--- Begin Provided material ---

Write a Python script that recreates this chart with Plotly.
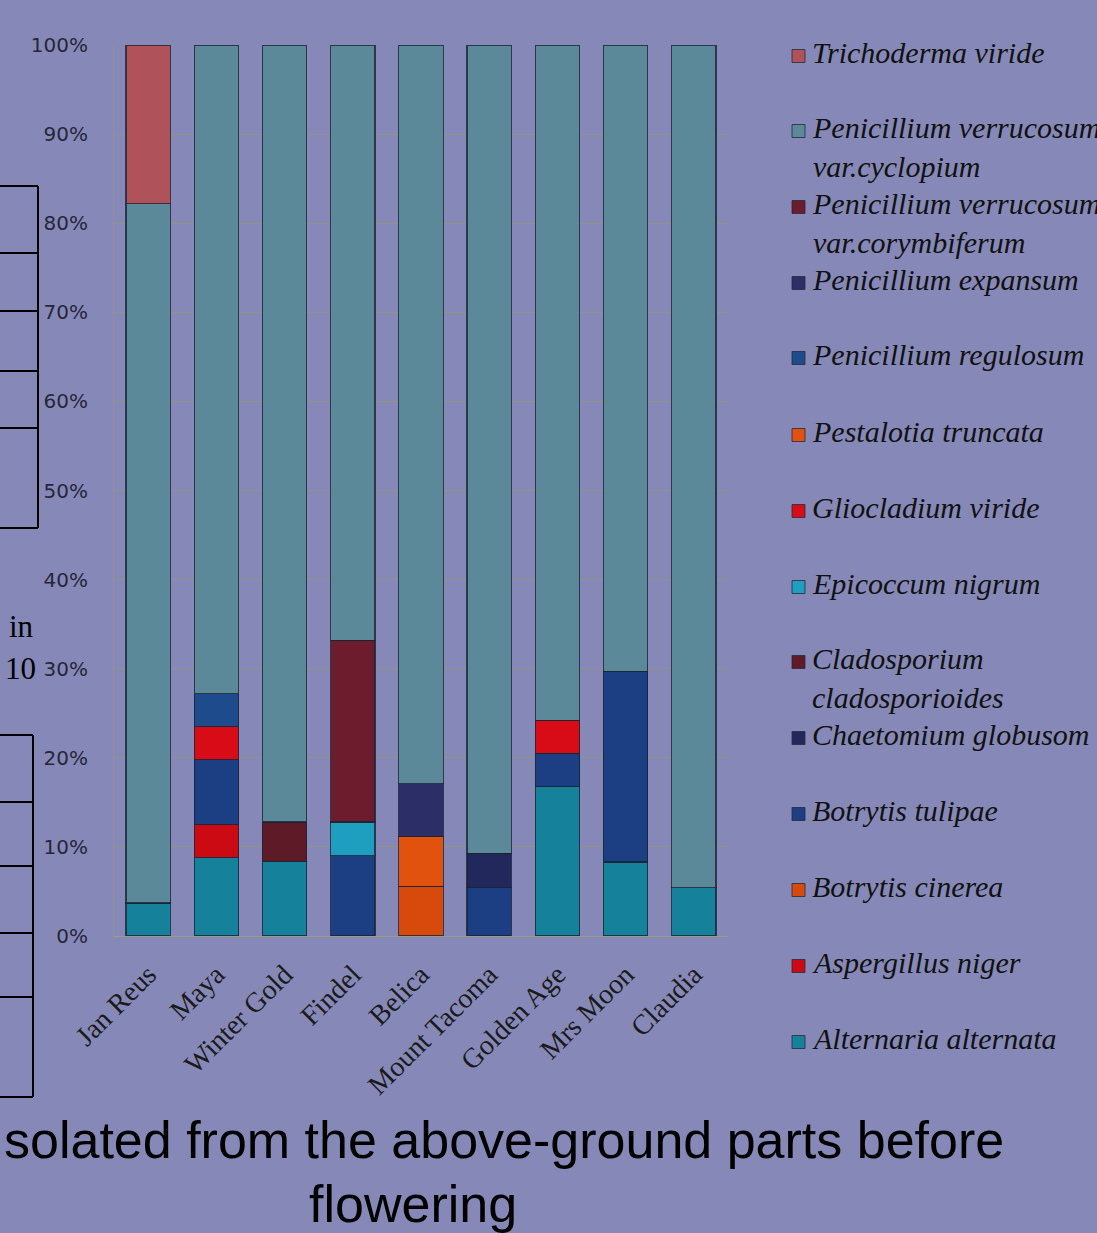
import plotly.graph_objects as go

# Rose varieties on the category axis
varieties = ["Jan Reus", "Maya", "Winter Gold", "Findel", "Belica",
             "Mount Tacoma", "Golden Age", "Mrs Moon", "Claudia"]

# Share of isolates (%) per fungal species, listed in stacking order (bottom -> top)
alternaria_alternata = [3.7, 8.8, 8.4, None, None, None, 16.8, 8.3, 5.4]
aspergillus_niger = [None, 3.7, None, None, None, None, None, None, None]
botrytis_cinerea = [None, None, None, None, 5.6, None, None, None, None]
botrytis_tulipae = [None, 7.3, None, 9.0, None, 5.4, 3.7, 21.4, None]
chaetomium_globusom = [None, None, None, None, None, 3.9, None, None, None]
cladosporium_cladosporioides = [None, None, 4.4, None, None, None, None, None, None]
epicoccum_nigrum = [None, None, None, 3.8, None, None, None, None, None]
gliocladium_viride = [None, 3.7, None, None, None, None, 3.7, None, None]
pestalotia_truncata = [None, None, None, None, 5.6, None, None, None, None]
penicillium_regulosum = [None, 3.7, None, None, None, None, None, None, None]
penicillium_expansum = [None, None, None, None, 5.9, None, None, None, None]
p_verrucosum_corymbiferum = [None, None, None, 20.4, None, None, None, None, None]
p_verrucosum_cyclopium = [78.5, 72.8, 87.2, 66.8, 82.9, 90.7, 75.8, 70.3, 94.6]
trichoderma_viride = [17.8, None, None, None, None, None, None, None, None]

# Legend labels (italic species names) in stacking order
species_labels = [
    "Alternaria alternata", "Aspergillus niger", "Botrytis cinerea",
    "Botrytis tulipae", "Chaetomium globusom", "Cladosporium<br>cladosporioides",
    "Epicoccum nigrum", "Gliocladium viride", "Pestalotia truncata",
    "Penicillium regulosum", "Penicillium expansum",
    "Penicillium verrucosum<br>var.corymbiferum",
    "Penicillium verrucosum<br>var.cyclopium", "Trichoderma viride",
]
series_values = [
    alternaria_alternata, aspergillus_niger, botrytis_cinerea, botrytis_tulipae,
    chaetomium_globusom, cladosporium_cladosporioides, epicoccum_nigrum,
    gliocladium_viride, pestalotia_truncata, penicillium_regulosum,
    penicillium_expansum, p_verrucosum_corymbiferum, p_verrucosum_cyclopium,
    trichoderma_viride,
]
series_colors = [
    "#15819b", "#cc0a14", "#d84a0c", "#1b3f82", "#23285c", "#5e1a26",
    "#1f9fbf", "#d80c16", "#e0520e", "#1d4b8c", "#2c2e68", "#6c1c2c",
    "#5b8999", "#b0525a",
]

BG = "#8689b7"
W, H = 1097, 1233
L, R, T, B = 114, 369, 45, 297
PW, PH = W - L - R, H - T - B


def xp(px):
    return (px - L) / PW


def yp(py):
    return (H - B - py) / PH


fig = go.Figure()
for name, vals, col in zip(species_labels, series_values, series_colors):
    fig.add_trace(go.Bar(
        x=varieties, y=vals, name=name.replace("<br>", " "),
        marker=dict(color=col, line=dict(color="rgba(25,35,50,0.8)", width=1.2)),
        showlegend=False,
    ))

annotations = []
shapes = []

# Hand-placed legend on the right, top entry first
legend_y = [54, 129, 205, 281, 356, 433, 509, 585, 660, 736, 812, 888, 964, 1040]
order = list(range(len(species_labels)))[::-1]
for yc, idx in zip(legend_y, order):
    annotations.append(dict(
        x=xp(810), y=yp(yc - 20), xref="paper", yref="paper",
        xanchor="left", yanchor="top", showarrow=False, align="left",
        text="<i>" + species_labels[idx] + "</i>",
        font=dict(family="Liberation Serif", size=30, color="#111111"),
    ))
    shapes.append(dict(
        type="rect", xref="paper", yref="paper",
        x0=xp(792), x1=xp(805), y0=yp(yc + 8.5), y1=yp(yc - 4.5),
        fillcolor=series_colors[idx], line=dict(color="rgba(40,40,60,0.8)", width=1),
    ))

# Caption beneath the chart
annotations.append(dict(
    x=xp(1006), y=yp(1140), xref="paper", yref="paper", xanchor="right",
    yanchor="middle", showarrow=False,
    text="solated from the above-ground parts before",
    font=dict(family="Liberation Sans", size=52, color="#000000"),
))
annotations.append(dict(
    x=xp(413), y=yp(1204), xref="paper", yref="paper", xanchor="center",
    yanchor="middle", showarrow=False, text="flowering",
    font=dict(family="Liberation Sans", size=52, color="#000000"),
))

# Fragments of the neighbouring table on the left edge
for txt, xr, yc in [("in", 36, 626), ("10", 38, 668)]:
    annotations.append(dict(
        x=xp(xr), y=yp(yc), xref="paper", yref="paper", xanchor="right",
        yanchor="middle", showarrow=False, text=txt,
        font=dict(family="Liberation Serif", size=31, color="#000000"),
    ))

line_style = dict(color="#000000", width=2)
for yy in [186, 253, 311, 371, 428, 528]:
    shapes.append(dict(type="line", xref="paper", yref="paper",
                       x0=xp(-5), x1=xp(38), y0=yp(yy), y1=yp(yy), line=line_style))
shapes.append(dict(type="line", xref="paper", yref="paper",
                   x0=xp(38), x1=xp(38), y0=yp(186), y1=yp(528), line=line_style))
for yy in [735, 802, 866, 933, 997, 1097]:
    shapes.append(dict(type="line", xref="paper", yref="paper",
                       x0=xp(-5), x1=xp(33), y0=yp(yy), y1=yp(yy), line=line_style))
shapes.append(dict(type="line", xref="paper", yref="paper",
                   x0=xp(33), x1=xp(33), y0=yp(735), y1=yp(1097), line=line_style))

fig.update_layout(
    barmode="stack",
    bargap=0.35,
    width=W, height=H,
    margin=dict(l=L, r=R, t=T, b=B, pad=0),
    paper_bgcolor=BG, plot_bgcolor=BG,
    showlegend=False,
    annotations=annotations,
    shapes=shapes,
    xaxis=dict(
        tickangle=-45,
        tickfont=dict(family="Liberation Serif", size=28, color="#1a1a1a"),
        showline=True, linecolor="#9c9a88", linewidth=1,
        showgrid=False, ticks="", ticklabelstandoff=10,
    ),
    yaxis=dict(
        range=[0, 100], dtick=10, ticksuffix="%",
        tickfont=dict(family="DejaVu Sans", size=20, color="#26263a"),
        showgrid=True, gridcolor="rgba(150,148,120,0.75)", gridwidth=1,
        zeroline=False, showline=True, linecolor="rgba(150,148,120,0.6)",
        ticks="", ticklabelstandoff=21,
    ),
)

fig.write_html("out.html")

--- End Provided material ---

◆ What to work on: The lines from the top of the data above through the one holding "None, None, None, None, None, None, None, None]" are to be repeated exactly, and only those, with no pictures.

◆ Answer to the problem:
Write a Python script that recreates this chart with Plotly.
import plotly.graph_objects as go

# Rose varieties on the category axis
varieties = ["Jan Reus", "Maya", "Winter Gold", "Findel", "Belica",
             "Mount Tacoma", "Golden Age", "Mrs Moon", "Claudia"]

# Share of isolates (%) per fungal species, listed in stacking order (bottom -> top)
alternaria_alternata = [3.7, 8.8, 8.4, None, None, None, 16.8, 8.3, 5.4]
aspergillus_niger = [None, 3.7, None, None, None, None, None, None, None]
botrytis_cinerea = [None, None, None, None, 5.6, None, None, None, None]
botrytis_tulipae = [None, 7.3, None, 9.0, None, 5.4, 3.7, 21.4, None]
chaetomium_globusom = [None, None, None, None, None, 3.9, None, None, None]
cladosporium_cladosporioides = [None, None, 4.4, None, None, None, None, None, None]
epicoccum_nigrum = [None, None, None, 3.8, None, None, None, None, None]
gliocladium_viride = [None, 3.7, None, None, None, None, 3.7, None, None]
pestalotia_truncata = [None, None, None, None, 5.6, None, None, None, None]
penicillium_regulosum = [None, 3.7, None, None, None, None, None, None, None]
penicillium_expansum = [None, None, None, None, 5.9, None, None, None, None]
p_verrucosum_corymbiferum = [None, None, None, 20.4, None, None, None, None, None]
p_verrucosum_cyclopium = [78.5, 72.8, 87.2, 66.8, 82.9, 90.7, 75.8, 70.3, 94.6]
trichoderma_viride = [17.8, None, None, None, None, None, None, None, None]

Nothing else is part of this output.